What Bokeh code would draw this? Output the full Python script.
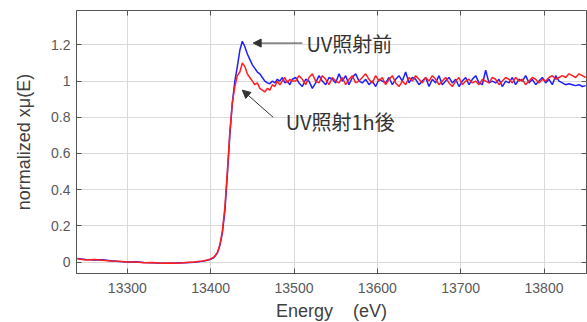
from bokeh.plotting import figure
from bokeh.models import Range1d, FixedTicker, LinearAxis, Arrow, NormalHead, Label, CustomJSTickFormatter
from bokeh.embed import file_html
from bokeh.resources import INLINE

energy_edge = [13240, 13250, 13260, 13270, 13280, 13290, 13300, 13310, 13320, 13330,
               13340, 13350, 13360, 13370, 13380, 13390, 13396, 13400, 13404, 13408,
               13411, 13414, 13417, 13420, 13423, 13426, 13429, 13432, 13435, 13438,
               13441, 13444, 13447, 13450, 13453, 13456, 13459, 13462, 13465, 13468,
               13471, 13474, 13477, 13480, 13483, 13486, 13489, 13492, 13495, 13498]
energy_post = [13502, 13506, 13510, 13514, 13518, 13522, 13526, 13530, 13534, 13538,
               13542, 13546, 13550, 13554, 13558, 13562, 13566, 13570, 13574, 13578,
               13582, 13586, 13590, 13594, 13598, 13602, 13606, 13610, 13614, 13618,
               13622, 13626, 13630, 13634, 13638, 13642, 13646, 13650, 13654, 13658,
               13662, 13666, 13670, 13674, 13678, 13682, 13686, 13690, 13694, 13698,
               13702, 13706, 13710, 13714, 13718, 13722, 13726, 13730, 13734, 13738,
               13742, 13746, 13750, 13754, 13758, 13762, 13766, 13770, 13774, 13778,
               13782, 13786, 13790, 13794, 13798, 13802, 13806, 13810, 13814, 13818,
               13822, 13826, 13830, 13834, 13838, 13842, 13846, 13850]

blue_edge = [0.02, 0.015, 0.012, 0.013, 0.008, 0.003, 0.0, 0.002, -0.002, -0.004,
             -0.006, -0.007, -0.005, -0.004, -0.001, 0.004,
             0.01, 0.015, 0.025, 0.05, 0.09, 0.16, 0.28, 0.48, 0.70, 0.88,
             1.0, 1.08, 1.17, 1.22, 1.19, 1.15, 1.12, 1.09, 1.07, 1.05,
             1.04, 1.02, 1.0, 0.99, 0.985, 1.0, 0.99, 1.01, 1.0, 1.02,
             0.99, 1.0, 0.98, 1.01]
red_edge = [0.018, 0.012, 0.014, 0.010, 0.006, 0.004, 0.001, 0.0, -0.003, -0.002,
            -0.006, -0.005, -0.006, -0.002, 0.0, 0.006,
            0.012, 0.018, 0.028, 0.052, 0.095, 0.17, 0.30, 0.50, 0.72, 0.88,
            0.97, 1.03, 1.05, 1.10, 1.08, 1.04, 1.02, 1.0, 0.98, 0.99,
            0.96, 0.95, 0.94, 0.96, 0.95, 0.98, 0.97, 1.0, 0.98, 1.0,
            1.02, 0.99, 1.01, 1.0]

blue_post = [1.02, 0.99, 0.97, 1.01, 1.00, 0.96, 0.99, 1.03, 1.00, 0.98,
             1.02, 1.01, 0.99, 1.04, 1.00, 1.03, 0.98, 1.02, 1.04, 1.00,
             0.99, 1.01, 0.98, 1.00, 0.97, 1.01, 1.00, 0.99, 1.02, 0.98,
             1.01, 1.03, 1.00, 1.05, 0.99, 1.02, 1.01, 0.98, 1.00, 1.02,
             0.97, 1.01, 0.99, 1.03, 0.98, 1.00, 1.02, 0.99, 1.01, 0.97,
             1.00, 1.02, 0.98, 1.01, 1.03, 0.99, 0.98, 1.06, 0.99, 1.00,
             0.99, 1.01, 0.97, 1.00, 0.99, 1.02, 0.98, 1.01, 1.00, 1.03,
             0.99, 1.01, 0.98, 1.00, 1.02, 0.99, 1.01, 0.98, 1.03, 1.00,
             0.99, 0.98, 0.985, 0.98, 0.975, 0.98, 0.97, 0.975]
red_post = [1.00, 1.03, 1.01, 0.98, 1.02, 1.04, 1.00, 0.99, 1.03, 1.01,
            0.98, 1.02, 1.00, 0.99, 1.02, 0.98, 1.01, 1.03, 0.99, 1.00,
            1.02, 1.04, 1.01, 0.99, 1.03, 1.00, 1.02, 0.98, 1.01, 1.03,
            0.99, 0.97, 1.00, 0.98, 1.02, 1.00, 1.03, 1.01, 0.99, 1.02,
            1.00, 1.03, 1.01, 0.98, 1.00, 1.02, 0.99, 0.97, 1.00, 1.02,
            0.98, 1.00, 1.01, 0.99, 1.00, 0.98, 1.01, 1.00, 0.99, 1.02,
            1.01, 0.98, 1.00, 1.02, 1.01, 0.99, 1.02, 1.00, 1.01, 0.98,
            1.00, 1.02, 1.01, 0.99, 1.01, 1.00, 1.02, 1.03, 1.01, 1.02,
            1.03, 1.02, 1.04, 1.03, 1.02, 1.04, 1.03, 1.02]

x_ticks = [13300, 13400, 13500, 13600, 13700, 13800]
y_ticks = [0, 0.2, 0.4, 0.6, 0.8, 1, 1.2]

energy = energy_edge + energy_post
blue = blue_edge + blue_post
red = red_edge + red_post

p = figure(frame_width=510, frame_height=263, output_backend="svg", toolbar_location=None,
           x_range=Range1d(13239, 13851), y_range=Range1d(-0.063, 1.39),
           min_border_left=76, min_border_right=1, min_border_top=10, min_border_bottom=49)
p.background_fill_color = "white"
p.border_fill_color = "white"
p.outline_line_color = "#555555"
p.outline_line_width = 1

p.line(energy, blue, line_color="#1f1fff", line_width=1.5)
p.line(energy, red, line_color="#ff1f1f", line_width=1.5)

for ax in (p.xaxis[0], p.yaxis[0]):
    ax.major_tick_in = 5
    ax.major_tick_out = 0
    ax.minor_tick_line_color = None
    ax.major_tick_line_color = "#555555"
    ax.axis_line_color = "#555555"
    ax.major_label_text_color = "#595959"
    ax.major_label_text_font = "Liberation Sans"
    ax.major_label_text_font_size = "14px"
    ax.axis_label_text_font = "Liberation Sans"
    ax.axis_label_text_font_style = "normal"
    ax.axis_label_text_color = "#404040"

p.xaxis.ticker = FixedTicker(ticks=x_ticks)
p.yaxis.ticker = FixedTicker(ticks=y_ticks)
p.yaxis.major_label_overrides = {0: "0", 1: "1"}
p.xaxis.axis_label = "Energy\u00a0\u00a0\u00a0\u00a0(eV)"
p.yaxis.axis_label = "normalized xμ(E)"
p.xaxis.axis_label_text_font_size = "18px"
p.yaxis.axis_label_text_font_size = "18px"
p.xaxis.major_label_standoff = 9
p.yaxis.major_label_standoff = 6
p.xaxis.axis_label_standoff = 5
p.yaxis.axis_label_standoff = 14

p.xgrid.ticker = FixedTicker(ticks=x_ticks)
p.ygrid.ticker = FixedTicker(ticks=y_ticks)
p.grid.grid_line_color = "#d9d9d9"
p.grid.grid_line_width = 1

blank = CustomJSTickFormatter(code="return '';")
top = LinearAxis(ticker=FixedTicker(ticks=x_ticks), major_tick_in=5, major_tick_out=0,
                 minor_tick_line_color=None, axis_line_color=None,
                 major_tick_line_color="#555555", formatter=blank,
                 major_label_standoff=0)
right = LinearAxis(ticker=FixedTicker(ticks=y_ticks), major_tick_in=5, major_tick_out=0,
                   minor_tick_line_color=None, axis_line_color=None,
                   major_tick_line_color="#555555", formatter=blank,
                   major_label_standoff=0)
p.add_layout(top, "above")
p.add_layout(right, "right")

p.add_layout(Arrow(x_start=13510, y_start=1.21, x_end=13451, y_end=1.21,
                   line_color="#333333", line_width=1,
                   end=NormalHead(size=8, fill_color="#333333", line_color="#333333")))
p.add_layout(Arrow(x_start=13475, y_start=0.80, x_end=13438, y_end=0.95,
                   line_color="#333333", line_width=1,
                   end=NormalHead(size=8, fill_color="#333333", line_color="#333333")))
p.add_layout(Label(x=13515, y=1.205, text="UV照射前", text_font="Noto Sans CJK JP",
                   text_font_size="20px", text_color="#333333", text_baseline="middle"))
p.add_layout(Label(x=13490, y=0.776, text="UV照射1h後", text_font="Noto Sans CJK JP",
                   text_font_size="20px", text_color="#333333", text_baseline="middle"))

open("out.html", "w").write(file_html(p, INLINE))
------------------------
Extract the lines exactly, please: the first line of the listing, the line with "13822, 13826, 13830, 13834, 13838, 13842, 13846, 13850]", and every line between them, but no pictures.

EXERCISE ANSWER:
What Bokeh code would draw this? Output the full Python script.
from bokeh.plotting import figure
from bokeh.models import Range1d, FixedTicker, LinearAxis, Arrow, NormalHead, Label, CustomJSTickFormatter
from bokeh.embed import file_html
from bokeh.resources import INLINE

energy_edge = [13240, 13250, 13260, 13270, 13280, 13290, 13300, 13310, 13320, 13330,
               13340, 13350, 13360, 13370, 13380, 13390, 13396, 13400, 13404, 13408,
               13411, 13414, 13417, 13420, 13423, 13426, 13429, 13432, 13435, 13438,
               13441, 13444, 13447, 13450, 13453, 13456, 13459, 13462, 13465, 13468,
               13471, 13474, 13477, 13480, 13483, 13486, 13489, 13492, 13495, 13498]
energy_post = [13502, 13506, 13510, 13514, 13518, 13522, 13526, 13530, 13534, 13538,
               13542, 13546, 13550, 13554, 13558, 13562, 13566, 13570, 13574, 13578,
               13582, 13586, 13590, 13594, 13598, 13602, 13606, 13610, 13614, 13618,
               13622, 13626, 13630, 13634, 13638, 13642, 13646, 13650, 13654, 13658,
               13662, 13666, 13670, 13674, 13678, 13682, 13686, 13690, 13694, 13698,
               13702, 13706, 13710, 13714, 13718, 13722, 13726, 13730, 13734, 13738,
               13742, 13746, 13750, 13754, 13758, 13762, 13766, 13770, 13774, 13778,
               13782, 13786, 13790, 13794, 13798, 13802, 13806, 13810, 13814, 13818,
               13822, 13826, 13830, 13834, 13838, 13842, 13846, 13850]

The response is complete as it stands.